Tasmanian Aboriginal Legal Service face funding cuts

June 15, 2015
Issue 
TAC state secretary Trudy Maluga and TAC Acting CEO Pat Turner. Photo: Tim Douglas)

Funding to provide legal services to the Tasmanian Aboriginal community has been denied to the 42-year-old Aboriginal Legal Service run by the Tasmanian Aboriginal Centre (TAC), and granted instead to the Victorian Aboriginal Legal Service.

The threat means the loss of $11.7 million over five years, and 15 jobs, many of them filled by Tasmanian Aboriginal people.

More than 150 members of the Tasmanian Aboriginal community met on June 16 to hear about the loss, and to hear messages of support from the Law Society, the Women’s Legal Service, the Community Legal Service, the Greens and the ALP.

The Attorney-General’s department required the TAC to re-apply for funding for the legal service.

State shadow Attorney-General Lara Giddings said: “This is an absolute insult.

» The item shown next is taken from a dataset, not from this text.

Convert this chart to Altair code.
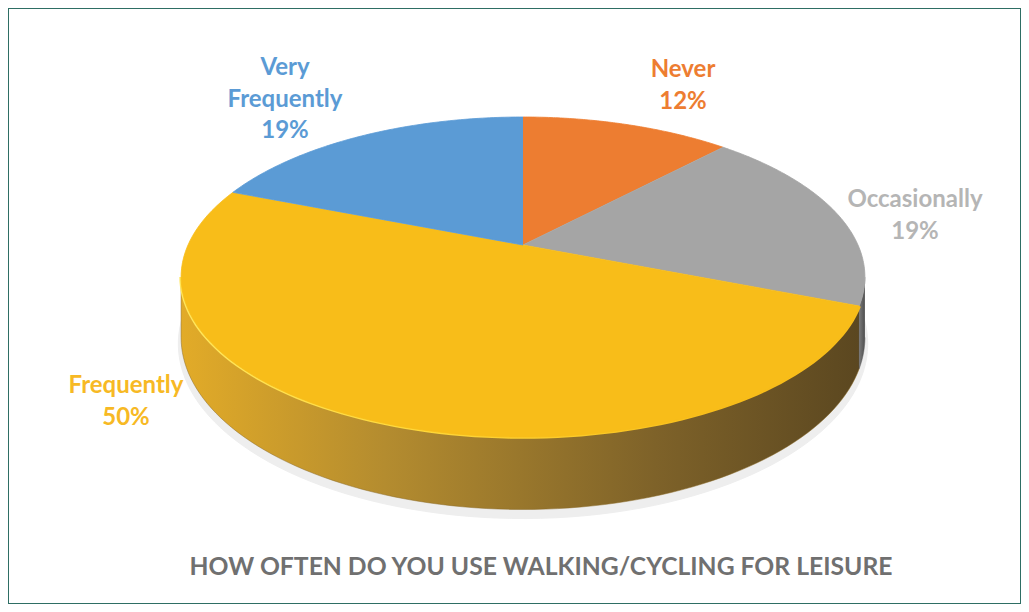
import altair as alt
import pandas as pd

# ---- data ----
categories = ["Never", "Occasionally", "Frequently", "Very Frequently"]
values = [12, 19, 50, 19]
title_text = "HOW OFTEN DO YOU USE WALKING/CYCLING FOR LEISURE"

# ---- styles / layout ----
slice_colors = ["#ED7D31", "#A5A5A5", "#F8BD19", "#5B9BD5"]
label_colors = ["#ED7D31", "#B5B5B5", "#F7B924", "#5B9BD5"]
label_x = [683, 915, 126, 285]      # label block centres (page px)
label_y = [70, 200, 386, 68]        # first-line centres (page px)

W, H = 1013, 596
CX, CY = 515, 237     # pie apex in view px
R, S = 335, 153.6     # horizontal / vertical projected radius
P = 0.2               # perspective factor
DEPTH = 58            # thickness of the pie
N = 90

df = pd.DataFrame({"category": categories, "value": values, "k": list(range(len(categories)))})

labels = pd.DataFrame({
    "category": categories,
    "text": [c.replace(" ", "\n") + "\n" + f"{v}%" for c, v in zip(categories, values)],
    "lx": [x - 8 for x in label_x],
    "ly": [y - 8 for y in label_y],
})

xs = alt.X("px:Q", scale=alt.Scale(domain=[0, W], nice=False, zero=False), axis=None)
ys = alt.Y("py:Q", scale=alt.Scale(domain=[0, H], reverse=True, nice=False, zero=False), axis=None)

base = (
    alt.Chart(df)
    .transform_window(cum="sum(value)", sort=[alt.SortField("k", order="ascending")], frame=[None, 0])
    .transform_joinaggregate(total="sum(value)")
    .transform_calculate(a0="2*PI*(datum.cum-datum.value)/datum.total")
    .transform_calculate(a1="2*PI*datum.cum/datum.total")
)

# top surface polygons (centre + arc)
def top_poly(extra_y=0, scale=1.0):
    return (
        base.transform_calculate(seq=f"sequence(0, {N + 2})")
        .transform_flatten(["seq"], ["idx"])
        .transform_calculate(ang=f"datum.a0 + (datum.a1-datum.a0)*max(datum.idx-1,0)/{N}")
        .transform_calculate(u="datum.idx==0 ? 0 : sin(datum.ang)")
        .transform_calculate(v="datum.idx==0 ? 0 : cos(datum.ang)")
        .transform_calculate(w=f"1+{P}*datum.v")
        .transform_calculate(px=f"{CX}+{R * scale}*datum.u/datum.w")
        .transform_calculate(py=f"{CY}-{S * scale}*datum.v/datum.w + ({extra_y})/datum.w")
    )

# visible side walls
side = (
    base.transform_calculate(b0=f"max(datum.a0, acos(-{P}))")
    .transform_calculate(b1=f"min(datum.a1, 2*PI-acos(-{P}))")
    .transform_filter("datum.b1 > datum.b0")
    .transform_calculate(seq=f"sequence(0, {2 * N + 2})")
    .transform_flatten(["seq"], ["idx"])
    .transform_calculate(
        ang=f"datum.idx<={N} ? datum.b0+(datum.b1-datum.b0)*datum.idx/{N} : datum.b1-(datum.b1-datum.b0)*(datum.idx-{N}-1)/{N}"
    )
    .transform_calculate(bottom=f"datum.idx>{N} ? 1 : 0")
    .transform_calculate(w=f"1+{P}*cos(datum.ang)")
    .transform_calculate(px=f"{CX}+{R}*sin(datum.ang)/datum.w")
    .transform_calculate(py=f"{CY}-{S}*cos(datum.ang)/datum.w + datum.bottom*{DEPTH}/datum.w")
)

shadow = top_poly(extra_y=DEPTH + 6, scale=1.008).mark_line(
    filled=True, fill="#EEEEEE", stroke="#EEEEEE", strokeWidth=1
).encode(x=xs, y=ys, detail="category:N", order=alt.Order("idx:Q"))

side_grad_freq = alt.Gradient(
    gradient="linear", x1=0, y1=0, x2=1, y2=0,
    stops=[alt.GradientStop(color="#E2AB28", offset=0),
           alt.GradientStop(color="#B48C2F", offset=0.3),
           alt.GradientStop(color="#7E6229", offset=0.7),
           alt.GradientStop(color="#5B4720", offset=1)],
)
side_grad_occ = alt.Gradient(
    gradient="linear", x1=0, y1=0, x2=1, y2=0,
    stops=[alt.GradientStop(color="#7A7A7A", offset=0),
           alt.GradientStop(color="#4E4E4E", offset=1)],
)

side_freq = side.transform_filter(alt.datum.category == categories[2]).mark_line(
    filled=True, fill=side_grad_freq, stroke="#8A6B28", strokeWidth=0.5
).encode(x=xs, y=ys, detail="category:N", order=alt.Order("idx:Q"))

side_occ = side.transform_filter(alt.datum.category == categories[1]).mark_line(
    filled=True, fill=side_grad_occ, stroke="#555555", strokeWidth=0.5
).encode(x=xs, y=ys, detail="category:N", order=alt.Order("idx:Q"))

rim_grad = alt.Gradient(
    gradient="linear", x1=0, y1=0, x2=1, y2=0,
    stops=[alt.GradientStop(color="#FFE65C", offset=0),
           alt.GradientStop(color="#FFD83A", offset=0.35),
           alt.GradientStop(color="#F8BD19", offset=0.8)],
)
rim = side.transform_filter(alt.datum.category == categories[2]).transform_filter(
    f"datum.idx <= {N}"
).mark_line(stroke=rim_grad, strokeWidth=3.5).encode(
    x=xs, y=ys, detail="category:N", order=alt.Order("idx:Q")
)

top = top_poly().mark_line(filled=True, strokeWidth=0.8).encode(
    x=xs, y=ys,
    fill=alt.Fill("category:N", scale=alt.Scale(domain=categories, range=slice_colors), legend=None),
    stroke=alt.Stroke("category:N", scale=alt.Scale(domain=categories, range=slice_colors), legend=None),
    order=alt.Order("idx:Q"),
)

label_layer = alt.Chart(labels).mark_text(
    font="Lato", fontSize=24, fontWeight="bold", lineBreak="\n", lineHeight=31.5,
    align="center", baseline="middle",
).encode(
    x=alt.X("lx:Q", scale=alt.Scale(domain=[0, W], nice=False, zero=False), axis=None),
    y=alt.Y("ly:Q", scale=alt.Scale(domain=[0, H], reverse=True, nice=False, zero=False), axis=None),
    text="text:N",
    color=alt.Color("category:N", scale=alt.Scale(domain=categories, range=label_colors), legend=None),
)

title_layer = alt.Chart(pd.DataFrame({"t": [title_text]})).mark_text(
    font="Lato", fontSize=24.7, fontWeight="bold", color="#707070", align="center", baseline="middle"
).encode(text="t:N", x=alt.value(533), y=alt.value(560))

chart = (
    alt.layer(shadow, side_freq, side_occ, rim, top, label_layer, title_layer)
    .resolve_scale(color="independent", fill="independent", stroke="independent")
    .properties(width=W, height=H, padding=0, background="white")
    .configure_view(stroke="#2E6E64", strokeWidth=2)
)

chart.save("out.html", embed_options={"renderer": "svg", "actions": False})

You are the only Aboriginal service in the entire nation who were asked to apply for your own money. That says a lot in itself that this is an attack on the Tasmanian Aboriginal Centre and the Aboriginal Legal Service.”

The federal Attorney-General’s office cited “compliance issues” as the reason for the loss of funding.

TAC CEO Heather Sculthorpe called it a “pathetic attempt at justifying an atrocious decision” and a “slanderous slur”, explaining that the “TAC recently won its quality assurance accreditation at its first attempt”.

TAC secretary Trudy Maluga said: “We have achieved great things with our legal service, we have achieved land return, we have achieved compensation for the stolen generation, we have achieved the right to go and hunt and gather on our own land. Their objective is, close down the strongest legal service (in the country), and they’ll gradually knock the rest off.”

The decision contradicts the UN Declaration on the Rights of Indigenous People, particularly the right to self-determination. The Aboriginal Legal Service was established by the Tasmanian Aboriginal community in 1972 and operates under the democratic control of the TAC State committee, made up of elected Aboriginal community members.

Former Supreme Court Justice, Pierre Slicer, who helped to establish the Aboriginal Legal Service, has vowed to come out of retirement to help fight the case.